If you find yourself unsure, don't worry. Just try the default option first, and if your CNV output results look a bit messy, try adding a zero onto your window size and re-run psQTL to see if that makes more sense of your data.

How does psQTL handle missing data?

psQTL recognises missing data in the GT field of a VCF as being denoted by a .. It will treat partially missing (e.g., 0/.) as being fully missing.

When plotting or reporting Euclidean distance results with psQTL_post.py, the --missing value allows you to choose to filter out SNPs or CNVs which have a missing sample number exceeding that percentage threshold.

sPLS-DA is more strict as it does not tolerate missing data. Hence, any amount of missing data at a site will result in its filtration.

My population is from a selfed organism. How do I input that with --parents?
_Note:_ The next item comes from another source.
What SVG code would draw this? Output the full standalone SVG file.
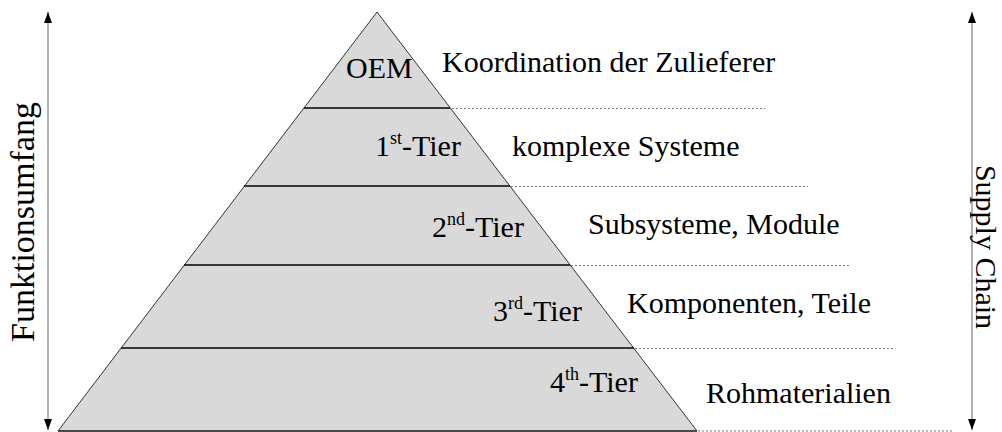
<svg xmlns="http://www.w3.org/2000/svg" width="1002" height="432" viewBox="0 0 1002 432">
  <defs>
    <marker id="head" viewBox="0 0 11 8" refX="11" refY="4" markerWidth="11" markerHeight="8" markerUnits="userSpaceOnUse" orient="auto-start-reverse">
      <path d="M0,0 L11,4 L0,8 Z" fill="#000"/>
    </marker>
    <style>
      text { font-family: "Liberation Serif", "Times New Roman", serif; fill: #000; }
      .lbl { font-size: 30px; }
      .sup { font-size: 18px; }
      .band { stroke: #000; stroke-width: 1.4; }
      .guide { stroke: #777; stroke-width: 1; stroke-dasharray: 2 2; fill: none; }
      .axis { stroke: #999; stroke-width: 1.5; fill: none; marker-start: url(#head); marker-end: url(#head); }
    </style>
  </defs>
  <rect width="1002" height="432" fill="#fff"/>

  <!-- pyramid body -->
  <g id="pyramid">
    <polygon points="377,12 697,431 58,431" fill="#d9d9d9" stroke="#333" stroke-width="1"/>
    <line class="band" x1="304" y1="108" x2="450" y2="108"/>
    <line class="band" x1="244" y1="186" x2="510" y2="186"/>
    <line class="band" x1="184" y1="265" x2="570" y2="265"/>
    <line class="band" x1="121" y1="348" x2="634" y2="348"/>
    <line x1="58" y1="431" x2="697" y2="431" stroke="#333" stroke-width="1.4"/>
  </g>

  <!-- dotted guides and axes -->
  <g id="connectors">
    <line class="guide" x1="452" y1="108.5" x2="765" y2="108.5"/>
    <line class="guide" x1="511" y1="186.5" x2="808" y2="186.5"/>
    <line class="guide" x1="571" y1="265.5" x2="850" y2="265.5"/>
    <line class="guide" x1="635" y1="348.5" x2="895" y2="348.5"/>
    <line class="guide" x1="698" y1="431" x2="953" y2="431"/>
    <path class="axis" d="M48,430 L48,12"/>
    <path class="axis" d="M972,430 L972,12"/>
  </g>

  <g id="tier-oem">
    <text class="lbl" x="346" y="78">OEM</text>
    <text class="lbl" x="442" y="72">Koordination der Zulieferer</text>
  </g>
  <g id="tier-1">
    <text class="lbl" x="375" y="156">1<tspan class="sup" dy="-12">st</tspan><tspan dy="12">-Tier</tspan></text>
    <text class="lbl" x="512" y="156">komplexe Systeme</text>
  </g>
  <g id="tier-2">
    <text class="lbl" x="432" y="237">2<tspan class="sup" dy="-12">nd</tspan><tspan dy="12">-Tier</tspan></text>
    <text class="lbl" x="588" y="234">Subsysteme, Module</text>
  </g>
  <g id="tier-3">
    <text class="lbl" x="493" y="321">3<tspan class="sup" dy="-12">rd</tspan><tspan dy="12">-Tier</tspan></text>
    <text class="lbl" x="627" y="313">Komponenten, Teile</text>
  </g>
  <g id="tier-4">
    <text class="lbl" x="550" y="392">4<tspan class="sup" dy="-12">th</tspan><tspan dy="12">-Tier</tspan></text>
    <text class="lbl" x="706" y="403">Rohmaterialien</text>
  </g>

  <g id="axis-left">
    <text transform="translate(34,222) rotate(-90)" text-anchor="middle" font-size="34">Funktionsumfang</text>
  </g>
  <g id="axis-right">
    <text transform="translate(976,247) rotate(90)" text-anchor="middle" font-size="30">Supply Chain</text>
  </g>
</svg>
You can input the same sample twice like --parents sample12 sample12 to indicate selfing, and any relevant parts of the psQTL code will handle it appropriately.

Can I input .gz files?

When it comes to genome FASTA and GFF3 files, or a VCF you have produced yourself, they can be input as-is or as a gzip'd (or bgzip'd) file. Files produced by psQTL are generally gzip'd by default, and psQTL expects them to remain how they were created. In other words, if you want to unzip an intermediate file and inspect it manually in a decompressed state, make a copy of the file elsewhere first.